## RECORDED DATA:

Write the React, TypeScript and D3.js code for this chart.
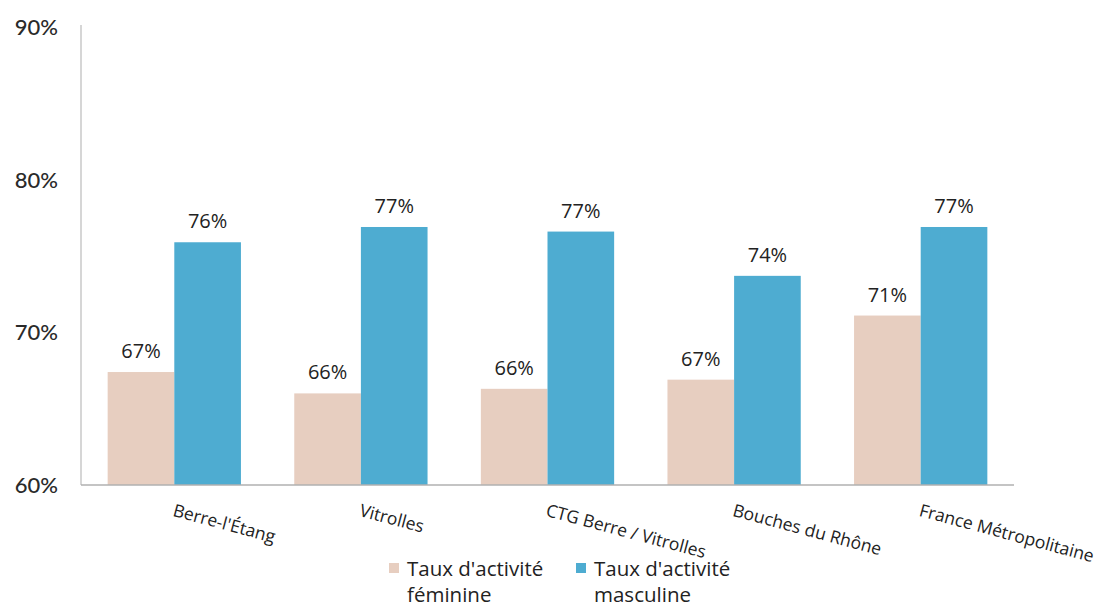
import React from "react";
import * as d3 from "d3";

const categories = ["Berre-l'Étang", "Vitrolles", "CTG Berre / Vitrolles", "Bouches du Rhône", "France Métropolitaine"];
const femaleValues = [67.4, 66.0, 66.3, 66.9, 71.1];
const maleValues = [75.9, 76.9, 76.6, 73.7, 76.9];
const femaleLabels = ["67%", "66%", "66%", "67%", "71%"];
const maleLabels = ["76%", "77%", "77%", "74%", "77%"];
const yTicks = [60, 70, 80, 90];
const seriesNames = ["female", "male"];
const legendLines = [["Taux d'activité", "féminine"], ["Taux d'activité", "masculine"]];

const W = 1106, H = 611;
const FEMALE = "#E7CEC0";
const MALE = "#4EACD1";

export default function App() {
  const x = d3.scaleBand<string>().domain(categories).range([81, 1014]).paddingInner(0).paddingOuter(0);
  const xi = d3.scaleBand<string>().domain(seriesNames).range([0, x.bandwidth()]).paddingInner(0).paddingOuter(0.4);
  const y = d3.scaleLinear().domain([60, 90]).range([485, 27]);
  const font = "'Open Sans', 'Liberation Sans', sans-serif";

  return (
    <svg width={W} height={H} style={{ position: "absolute", left: 0, top: 0, background: "#fff" }}>
      {/* y axis */}
      <line x1={81} x2={81} y1={y(90) - 2} y2={y(60)} stroke="#c8c8c8" strokeWidth={1.5} />
      {yTicks.map((t) => (
        <text key={t} x={58} y={y(t)} dy="0.36em" textAnchor="end" fontFamily="Lato, 'Noto Sans', sans-serif" fontSize={22} fill="#2a2a2a" fontWeight={500}>
          {t}%
        </text>
      ))}
      {/* bars */}
      {categories.map((c, i) => {
        const gx = x(c)!;
        const fx = gx + xi("female")!;
        const mx = gx + xi("male")!;
        const bw = xi.bandwidth();
        return (
          <g key={c}>
            <rect x={fx} y={y(femaleValues[i])} width={bw} height={y(60) - y(femaleValues[i])} fill={FEMALE} />
            <rect x={mx} y={y(maleValues[i])} width={bw} height={y(60) - y(maleValues[i])} fill={MALE} />
            <text x={fx + bw / 2} y={y(femaleValues[i]) - 14} textAnchor="middle" fontFamily={font} fontSize={20} fill="#222">
              {femaleLabels[i]}
            </text>
            <text x={mx + bw / 2} y={y(maleValues[i]) - 14} textAnchor="middle" fontFamily={font} fontSize={20} fill="#222">
              {maleLabels[i]}
            </text>
            <text
              transform={`translate(${gx + x.bandwidth() / 2 + 1},${503}) rotate(15)`}
              dy="0.75em"
              fontFamily={font}
              fontSize={17.5}
              fill="#222"
            >
              {c}
            </text>
          </g>
        );
      })}
      {/* baseline */}
      <line x1={81} x2={1014} y1={y(60)} y2={y(60)} stroke="#b0b0b0" strokeWidth={1.5} />
      {/* legend */}
      {legendLines.map((lines, i) => {
        const lx = i === 0 ? 389 : 576;
        return (
          <g key={i}>
            <rect x={lx} y={563} width={10} height={10} fill={i === 0 ? FEMALE : MALE} />
            {lines.map((l, j) => (
              <text key={j} x={lx + 18} y={569 + j * 26} dy="0.36em" fontFamily={font} fontSize={20.5} fill="#222">
                {l}
              </text>
            ))}
          </g>
        );
      })}
    </svg>
  );
}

## STATED EXERCISE:
Without any pictures, reproduce the lines from the first one in the material through the line that has "import * as", exactly as they appear.

## CORRECT RESULT:
Write the React, TypeScript and D3.js code for this chart.
import React from "react";
import * as d3 from "d3";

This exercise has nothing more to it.